In accordance with the existing regulations, if foreign investment enterprises want to finance by pledging of stock rights, they shall:
1. Conclude a written contract.
2. Handle the registration of the pledge. As regards the pledge of stock rights that are registered in the securities depository and clearing institution (that is the stocks of listed company), the securities depository and clearing institution handles the registration of the pledge. As regards the pledge of other stock rights (involves the stocks of both limited liability company and non-listed company), the administrations for industry and commerce handle the registration of the pledge.
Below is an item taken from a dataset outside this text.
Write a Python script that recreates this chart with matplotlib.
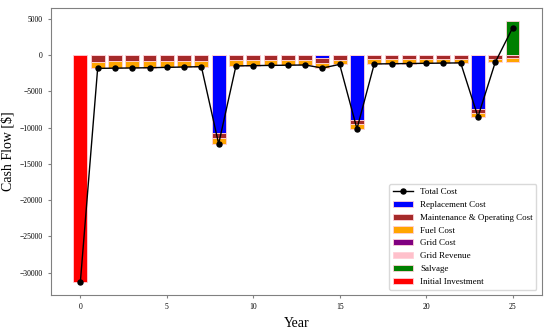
import numpy as np
import matplotlib
matplotlib.use('Agg')
import matplotlib.pyplot as plt

plt.rcParams['font.family'] = ['Liberation Serif', 'DejaVu Serif']

# Cash flows per year [$]
years = np.arange(0, 26)
initial = [-31300] + [0] * 25
replacement = [0, 0, 0, 0, 0, 0, 0, 0, -10700, 0, 0, 0, 0, 0, -450, 0,
               -8930, 0, 0, 0, 0, 0, 0, -7470, 0, 0]
maintenance = [0, -900, -880, -860, -840, -820, -800, -770, -760, -740, -720,
               -700, -690, -670, -650, -630, -610, -600, -590, -570, -560,
               -540, -530, -510, -490, -470]
fuel = [0, -940, -930, -920, -910, -880, -850, -830, -790, -760, -740, -730,
        -710, -700, -690, -660, -640, -630, -610, -600, -580, -570, -550,
        -540, -510, -500]
grid_cost = [0] * 26
grid_revenue = [0] * 26
salvage = [0] * 25 + [4700]

total = (np.array(initial) + np.array(replacement) + np.array(maintenance)
         + np.array(fuel) + np.array(grid_cost) + np.array(grid_revenue)
         + np.array(salvage))

fig = plt.figure(figsize=(5.5, 3.3), dpi=100)
ax = fig.add_axes([0.093, 0.106, 0.892, 0.870])

ec = '#ffd0d8'
lw = 0.6
bottom = np.zeros(26)
ax.bar(years, replacement, color='blue', edgecolor=ec, linewidth=lw, label='Replacement Cost')
bottom = bottom + np.array(replacement)
ax.bar(years, maintenance, bottom=bottom, color='brown', edgecolor=ec, linewidth=lw,
       label='Maintenance & Operating Cost')
bottom = bottom + np.array(maintenance)
ax.bar(years, fuel, bottom=bottom, color='orange', edgecolor=ec, linewidth=lw, label='Fuel Cost')
bottom = bottom + np.array(fuel)
ax.bar(years, grid_cost, bottom=bottom, color='purple', edgecolor=ec, linewidth=lw, label='Grid Cost')
ax.bar(years, grid_revenue, color='pink', edgecolor=ec, linewidth=lw, label='Grid Revenue')
ax.bar(years, salvage, bottom=np.array(grid_revenue), color='green', edgecolor=ec, linewidth=lw,
       label='Salvage')
ax.bar(years, initial, color='red', edgecolor=ec, linewidth=lw, label='Initial Investment')

ax.plot(years, total, color='black', marker='o', markersize=3.6, linewidth=1.0, label='Total Cost')

for s in ax.spines.values():
    s.set_color('#808080')
ax.tick_params(axis='both', labelsize=5.5, colors='#808080', labelcolor='black', length=2.5)
ax.set_xticks([0, 5, 10, 15, 20, 25])
ax.set_xlabel('Year', fontsize=10)
ax.set_ylabel('Cash Flow [$]', fontsize=10)

handles, labels = ax.get_legend_handles_labels()
order = [labels.index('Total Cost')] + [i for i, l in enumerate(labels) if l != 'Total Cost']
leg = ax.legend([handles[i] for i in order], [labels[i] for i in order], loc='lower right',
                fontsize=6.5, handlelength=2.2, labelspacing=0.5, borderaxespad=0.6)
leg.get_frame().set_edgecolor('#d0d0d0')

fig.savefig('out.png', dpi=100)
3. The pledge of stocks shall be written into the shareholders' name-list, which is only for the pledge of stocks of limited liability companies and non-listed companies. (Liquidity of stocks in listed companies decides that they cannot appoint the shareholders' name-list.) Besides, Changes in Equity Interest of Investors in Foreign Investment Enterprises Several Provisions promulgated by the original Ministry of Foreign Trade and Economic Cooperation (MOFTEC) and the State Administration for Industry and Commerce on 28 May 1997 has explicitly demanded that relevant documents of the pledge of stocks of foreign investment enterprises “shall be submitted for examination to the examination and approval authority that approved the establishment of the Enterprise”, in addition “pledge acts that have not been examined and approved and placed on the record in accordance with this Article shall be invalid”. The Measures for the Registration of Equity Pledge with the Administrative Organs for Industry and Commerce promulgated by the State Administration for Industry and Commerce on 1 September 2008 confirmed that “where the equities in a foreign-funded company are pledged, the registration of pledge may be conducted only after the approval of the original organ examining and approving the formation of the company”. So, the shareholders of foreign investment enterprises pledge the equities, except for meeting those requirements, must also achieve the approval of the competent authority.